In 1934, Jacob Viner, a professor at the University of Chicago working at the Treasury Department, offered White a position at the Treasury, which he accepted.

After the December 1941 attack on Pearl Harbor, White was appointed assistant to Henry Morgenthau, Jr., the Secretary of the Treasury, to act as liaison between the Treasury and the State Department on all matters bearing on foreign relations. He was also made responsible for the "management and operation of the Exchange Stabilization Fund without a change in its procedures." White eventually came to be in charge of international matters for the Treasury, with access to extensive confidential information about the economic situation of the USA and its wartime allies.

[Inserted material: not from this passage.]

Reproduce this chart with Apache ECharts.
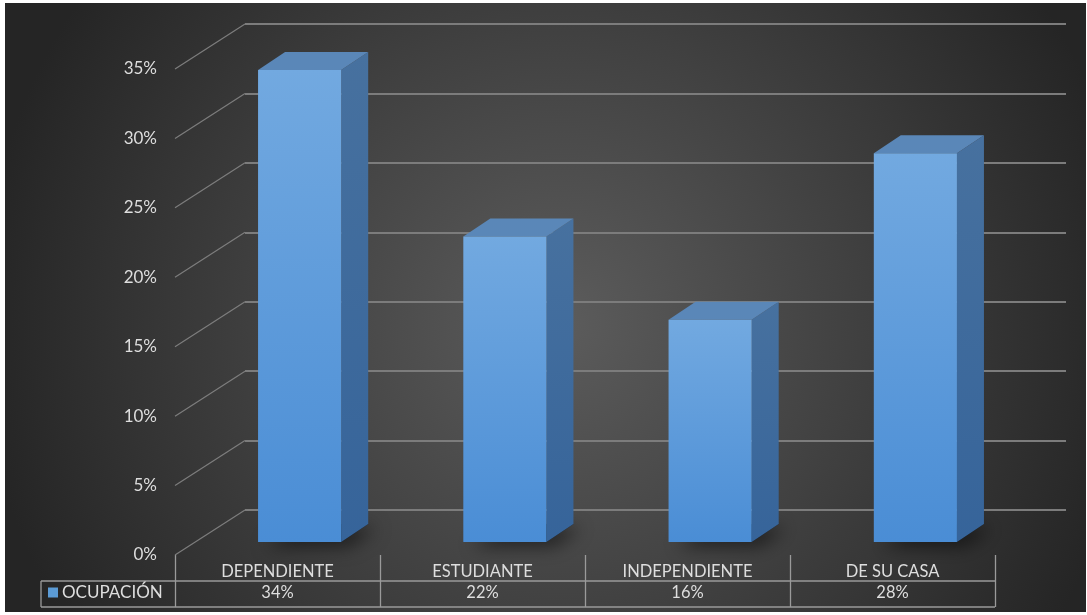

According to Henry Morgenthau's son, White was the principal architect behind the Morgenthau Plan. The Morgenthau postwar plan, as authored by White, was to take all industry out of Germany, eliminate its armed forces, and convert the country into an agricultural community, in the process eliminating most of Germany's economy and its ability to defend itself if attacked. A version of the plan, limited to turning Germany into "a country primarily agricultural and pastoral in its character", was signed by President Franklin D. Roosevelt and the British Prime Minister Winston Churchill at the Second Quebec Conference in September 1944. However, someone in White's department with access to details of the plan leaked it to the press, and White himself provided an advance copy to Soviet intelligence. Public protests forced Roosevelt to publicly backtrack. The Nazis and Joseph Goebbels were ecstatic at the revelations, using the Morgenthau Plan as a propaganda coup to encourage their troops and citizens to fight on and to nullify emerging German criticism of the war and arguments for a separate peace with Western governments. White's actions also benefited the Soviet Union, virtually ensuring that the Nazi government or its successors would not negotiate a separate peace with the West. In the end Morgenthau still did manage to influence the resulting occupation policy, particularly through the Occupation Directive JCS 1067, which was in effect until the summer 1947, and which forbade activities designed for economic reconstruction in Germany. In a report on the German situation after 2 years of occupation, former President Herbert Hoover would in March 1947 remark:

There is the illusion that the New Germany left after the annexations can be reduced to a "pastoral state". It cannot be done unless we exterminate or move 25,000,000 people out of it.

Dismantling of German heavy industry in the west, agreed upon at the Potsdam Conference, continued until 1951.

White was the senior American official at the 1944 Bretton Woods conference, and reportedly dominated the conference and imposed his vision over the objections of John Maynard Keynes, the British representative. After the war, White was closely involved with setting up what were called the Bretton Woods institutions—the International Monetary Fund (IMF) and the World Bank. These institutions were intended to prevent some of the economic problems that had occurred after World War I. As late as November 1945, White continued to argue for improved relations with the Soviet Union. White later became a director and U.S. representative of the IMF.

On June 19, 1947, White abruptly resigned from the International Monetary Fund, vacating his office the same day.